Information shown:
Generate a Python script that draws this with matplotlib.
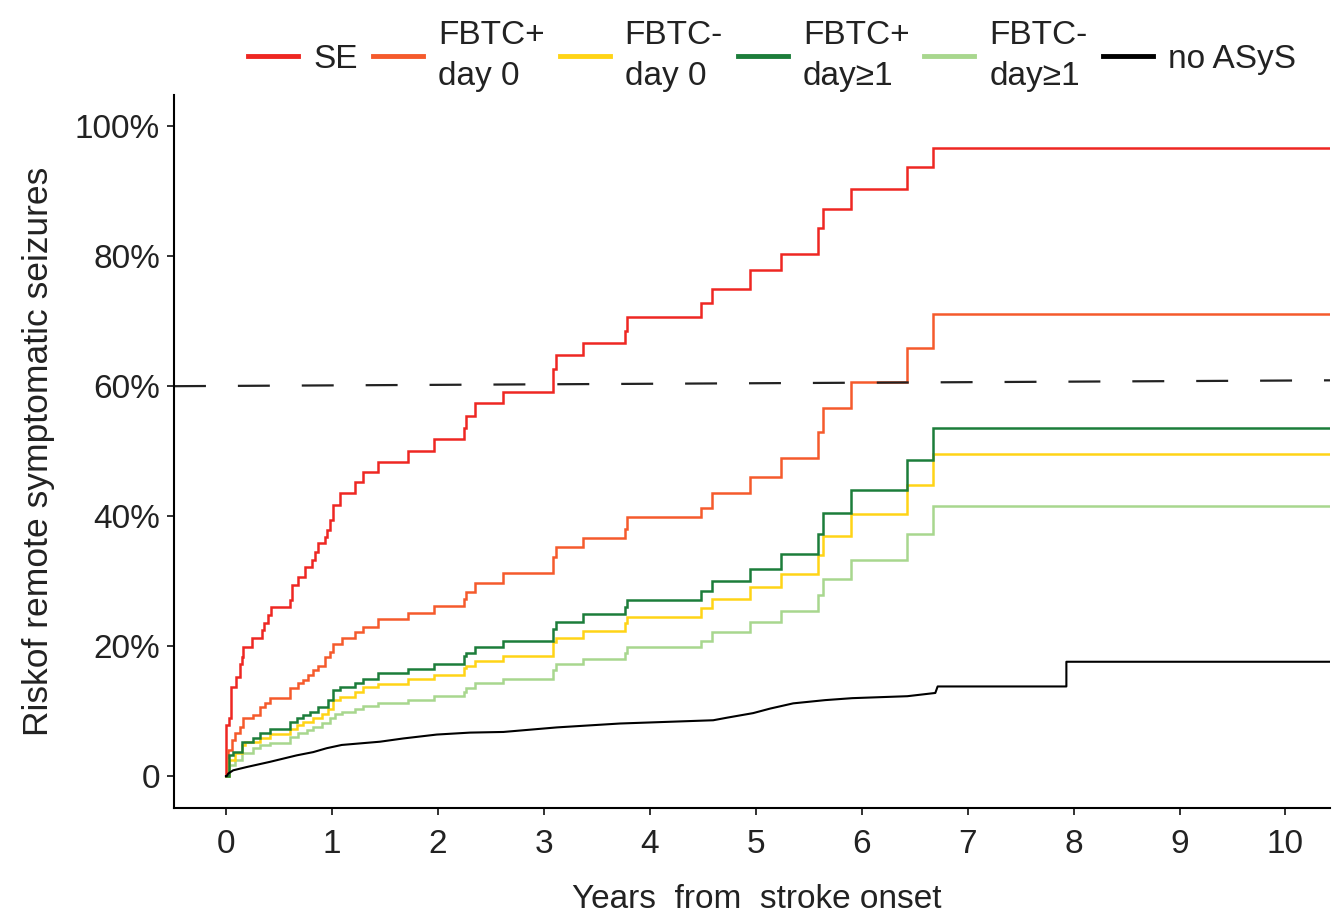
import matplotlib
matplotlib.use("Agg")
import matplotlib.pyplot as plt
from matplotlib.lines import Line2D

plt.rcParams['font.family'] = ['Liberation Sans', 'DejaVu Sans']
plt.rcParams['lines.scale_dashes'] = False

# ---------------- data (years, cumulative risk %) ----------------
t_end = 10.42

se_t = [0, 0.005, 0.03, 0.05, 0.094, 0.132, 0.148, 0.164, 0.243, 0.337, 0.362, 0.400,
        0.422, 0.604, 0.620, 0.683, 0.746, 0.809, 0.840, 0.872, 0.935, 0.951, 0.982,
        1.008, 1.077, 1.218, 1.297, 1.438, 1.721, 1.967, 2.247, 2.266, 2.351, 2.616,
        3.091, 3.116, 3.366, 3.763, 3.782, 4.485, 4.585, 4.948, 5.241, 5.585, 5.633,
        5.902, 6.426, 6.674, t_end]
se_v = [0, 7.8, 8.9, 13.7, 15.3, 17.3, 18.4, 19.9, 21.2, 22.5, 23.5, 24.8,
        26.0, 27.1, 29.4, 30.7, 32.2, 33.2, 34.5, 35.8, 36.8, 37.8, 39.4,
        41.7, 43.5, 45.3, 46.8, 48.4, 50.0, 51.8, 53.5, 55.4, 57.4, 59.1,
        62.7, 64.8, 66.6, 68.5, 70.7, 72.8, 75.0, 77.8, 80.4, 84.3, 87.3,
        90.3, 93.7, 96.6, 96.6]

fp0_t = [0, 0.02, 0.054, 0.085, 0.132, 0.164, 0.258, 0.321, 0.368, 0.415, 0.604,
         0.683, 0.730, 0.777, 0.824, 0.872, 0.935, 0.982, 1.013, 1.093, 1.218,
         1.297, 1.438, 1.721, 1.967, 2.247, 2.266, 2.351, 2.616, 3.091, 3.116,
         3.366, 3.763, 3.782, 4.485, 4.585, 4.948, 5.241, 5.585, 5.633, 5.902,
         6.426, 6.674, t_end]
fp0_v = [0, 4.0, 5.5, 6.6, 7.6, 8.9, 9.4, 10.7, 11.2, 12.0, 13.5,
         14.3, 14.8, 15.5, 16.3, 16.9, 18.4, 19.1, 20.4, 21.2, 22.2,
         23.0, 24.2, 25.1, 26.2, 27.3, 28.4, 29.7, 31.2, 33.7, 35.2,
         36.6, 38.1, 39.8, 41.3, 43.6, 46.0, 48.9, 52.9, 56.7, 60.7,
         65.9, 71.1, 71.1]

fm0_t = [0, 0.031, 0.085, 0.148, 0.180, 0.321, 0.415, 0.604, 0.668, 0.730, 0.824,
         0.903, 0.966, 1.013, 1.077, 1.218, 1.297, 1.438, 1.721, 1.967, 2.247,
         2.266, 2.351, 2.616, 3.091, 3.116, 3.366, 3.763, 3.782, 4.485, 4.585,
         4.948, 5.241, 5.585, 5.633, 5.902, 6.426, 6.674, t_end]
fm0_v = [0, 2.5, 3.5, 4.8, 5.3, 5.8, 6.5, 7.3, 7.8, 8.4, 8.9,
         9.6, 10.4, 11.7, 12.2, 13.0, 13.7, 14.2, 14.9, 15.5, 16.6,
         16.9, 17.7, 18.5, 20.7, 21.3, 22.4, 23.5, 24.5, 25.8, 27.2,
         29.1, 31.1, 34.0, 36.9, 40.3, 44.8, 49.5, 49.5]

fp1_t = [0, 0.031, 0.069, 0.148, 0.258, 0.321, 0.415, 0.604, 0.668, 0.730, 0.793,
         0.872, 0.966, 1.013, 1.077, 1.218, 1.297, 1.438, 1.721, 1.967, 2.247,
         2.266, 2.351, 2.616, 3.091, 3.116, 3.366, 3.763, 3.782, 4.485, 4.585,
         4.948, 5.241, 5.585, 5.633, 5.902, 6.426, 6.674, t_end]
fp1_v = [0, 3.2, 3.7, 5.3, 5.8, 6.6, 7.3, 8.4, 8.9, 9.4, 9.9,
         10.7, 11.7, 13.2, 13.7, 14.3, 15.0, 15.8, 16.5, 17.2, 18.5,
         18.9, 19.8, 20.8, 22.7, 23.7, 24.9, 26.0, 27.1, 28.5, 30.0,
         31.9, 34.2, 37.3, 40.5, 44.0, 48.7, 53.5, 53.5]

fm1_t = [0, 0.031, 0.085, 0.148, 0.258, 0.321, 0.415, 0.604, 0.683, 0.762, 0.824,
         0.903, 0.982, 1.030, 1.093, 1.218, 1.297, 1.438, 1.721, 1.967, 2.247,
         2.266, 2.351, 2.616, 3.091, 3.116, 3.366, 3.763, 3.782, 4.485, 4.585,
         4.948, 5.241, 5.585, 5.633, 5.902, 6.426, 6.674, t_end]
fm1_v = [0, 1.7, 2.5, 3.5, 4.3, 4.8, 5.1, 6.1, 6.6, 7.1, 7.6,
         8.2, 8.9, 9.5, 9.9, 10.4, 10.8, 11.2, 11.7, 12.3, 13.0,
         13.6, 14.3, 15.0, 16.3, 17.2, 18.1, 19.0, 19.8, 20.8, 22.2,
         23.7, 25.4, 27.8, 30.4, 33.2, 37.3, 41.5, 41.5]

no_t = [0, 0.007, 0.022, 0.069, 0.195, 0.415, 0.668, 0.824, 0.951, 1.093, 1.454,
        1.674, 1.990, 2.304, 2.619, 3.123, 3.720, 4.599, 4.731, 4.976, 5.137,
        5.354, 5.657, 5.911, 6.431, 6.695, 6.717, 7.932, 7.932, t_end]
no_v = [0, 0, 0.4, 0.9, 1.4, 2.2, 3.2, 3.7, 4.3, 4.8, 5.3,
        5.8, 6.4, 6.7, 6.8, 7.5, 8.1, 8.6, 9.0, 9.7, 10.4,
        11.2, 11.7, 12.0, 12.3, 12.8, 13.8, 13.8, 17.6, 17.6]

threshold_x = [-0.49, 10.42]
threshold_y = [60.0, 60.9]

labels = ["SE", "FBTC+\nday 0", "FBTC-\nday 0", "FBTC+\nday\u22651", "FBTC-\nday\u22651", "no ASyS"]
colors = ["#EE2722", "#F55A2C", "#FFD416", "#1C7D3A", "#A8D78E", "#000000"]

x_ticks = list(range(0, 11))
y_ticks = [0, 20, 40, 60, 80, 100]
y_tick_labels = ["0", "20%", "40%", "60%", "80%", "100%"]

# ---------------- figure ----------------
fig = plt.figure(figsize=(13.32, 9.18), dpi=100)
ax = fig.add_axes([174/1332, 1-808/918, (1330-174)/1332, (808-95)/918])

series = [(se_t, se_v), (fp0_t, fp0_v), (fm0_t, fm0_v), (fp1_t, fp1_v), (fm1_t, fm1_v)]
for i in [0, 1, 4, 2, 3]:
    t, v = series[i]
    ax.step(t, v, where='post', color=colors[i], lw=1.8, solid_joinstyle='miter')
ax.plot(no_t, no_v, color=colors[5], lw=1.5)

ax.plot(threshold_x, threshold_y, color="#222222", lw=1.6, dashes=(23, 23))

ax.set_xlim(-0.49, 10.42)
ax.set_ylim(-4.9, 104.8)
ax.set_xticks(x_ticks)
ax.set_xticklabels([str(x) for x in x_ticks])
ax.set_yticks(y_ticks)
ax.set_yticklabels(y_tick_labels)
for s in ["top", "right"]:
    ax.spines[s].set_visible(False)
for s in ["left", "bottom"]:
    ax.spines[s].set_linewidth(1.5)
ax.tick_params(axis='both', length=5, width=1.3, labelsize=24, colors='#222222')
ax.tick_params(axis='x', pad=10)
ax.tick_params(axis='y', pad=5)
ax.set_ylabel("Riskof remote symptomatic seizures", fontsize=25.5, color='#222222', labelpad=14)
ax.set_xlabel("Years  from  stroke onset", fontsize=24, color='#222222')
ax.xaxis.set_label_coords((757 - 174) / (1330 - 174), -0.107)

leg_handles = [Line2D([], [], color=c, lw=3.5) for c in colors]
leg = fig.legend(leg_handles, labels, loc='center', bbox_to_anchor=(772/1332, 1-56/918),
                 ncol=6, frameon=False, fontsize=24, handlelength=1.5, handletextpad=0.45,
                 columnspacing=0.45, borderaxespad=0)
for txt in leg.get_texts():
    txt.set_linespacing(1.4)
    txt.set_color('#222222')

fig.savefig("out.png", dpi=100)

Objective: From the listing above, return each line with the word "matplotlib".

Answer for the task:
Generate a Python script that draws this with matplotlib.
import matplotlib
matplotlib.use("Agg")
import matplotlib.pyplot as plt
from matplotlib.lines import Line2D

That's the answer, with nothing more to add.